Cosmas the Aetolian, who viewed the Turk as "God's hound" and the Muslim yoke as punishment for the sins of the Orthodox.
This was a common (apocalyptic) understanding in early Syriac Christianity, too -- the Syriacs being naturally the first people to encounter Islam and Muslims. See Sydney Griffith's "Syriac Writers on Muslims and the Religious Challenge of Islam" (St. Ephrem Ecumenical Research Institute, Kottayam 1994). As such, it took a little while for apologetics against Islam to appear in Syriac (rather than just apocalyptic literature painting Muslims/Islam as punishers for Christian sin or laxity). The most famous of this initial wave is probably the earliest (8th century): the disputation between the Monk of Bet Hale and the Arab notable (or, variously, "emir"), which is partially reproduced in the above-mentioned work. It is written elsewhere (in Suha Rassam's 2005 history
Christianity in Iraq) that when the Nestorians/East Syrians lost all of their territories in the Arabian Peninsula proper (in which there used to be many dioceses and churches in Oman, Kuwait, Bahrain, etc.) to the Muslim invaders, they did not even blame the Muslims themselves, but rather supposed laxity among their own priests.

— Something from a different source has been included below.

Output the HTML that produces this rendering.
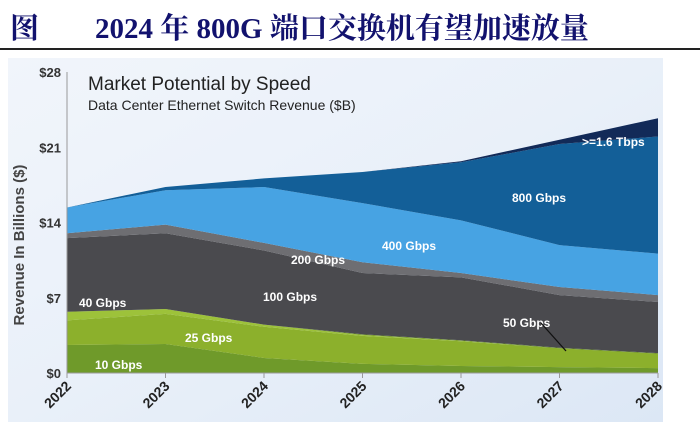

Yet I don't see this early tradition as reason enough to continue treating today's Islamic oppression as a continuation of the same phenomenon. After all, plenty of early Christian treatments of Islam viewed it essentially as a Christian heresy, but with increased exposure to Islamic doctrine that view has been challenged quite successfully in some ways. And besides, what have today's Syriac, Byzantine, Coptic, and other native Eastern Christians done? Most have held on to their faith quite tightly, all things considered. Should they be "punished", too, and take the fatalistic view that all the horrors inflicted upon them are divine retribution for...something or other? Did they move to Sweden, Germany, France, the Netherlands, America, etc. only to have their persecutors hound them there, too? I don't think so...and I've already heard the stories told to me by Coptic friends in the Netherlands that local Muslims would come to their homes on Friday (since I guess Arabic-speakers would cluster together, to some degree), telling them in a threatening manner that it's time to go to the mosque (according to the person who told me this, that behavior only stopped when the father of the family physically threatened the coarse dawah agent with a punch in the face...Copts
are peaceful people, but come on). Is that divine retribution, too?
Not to say anything about every individual Muslim on the face of the planet or anything, but I think the much more simple explanation that some people really are just jerks and/or psychopaths acting under the influence of Satan works better than to say that everybody who kills your family members, burns down your house, destroys your monasteries, etc. is acting as the rod of God's anger. (Besides,
that honor goes to the Assyrians, who have been Christian to some degree ever since King Abgar corresponded with Jesus Christ our Lord
personally; Muslims are nothing but late-comers, hangers on, LARPers, etc.)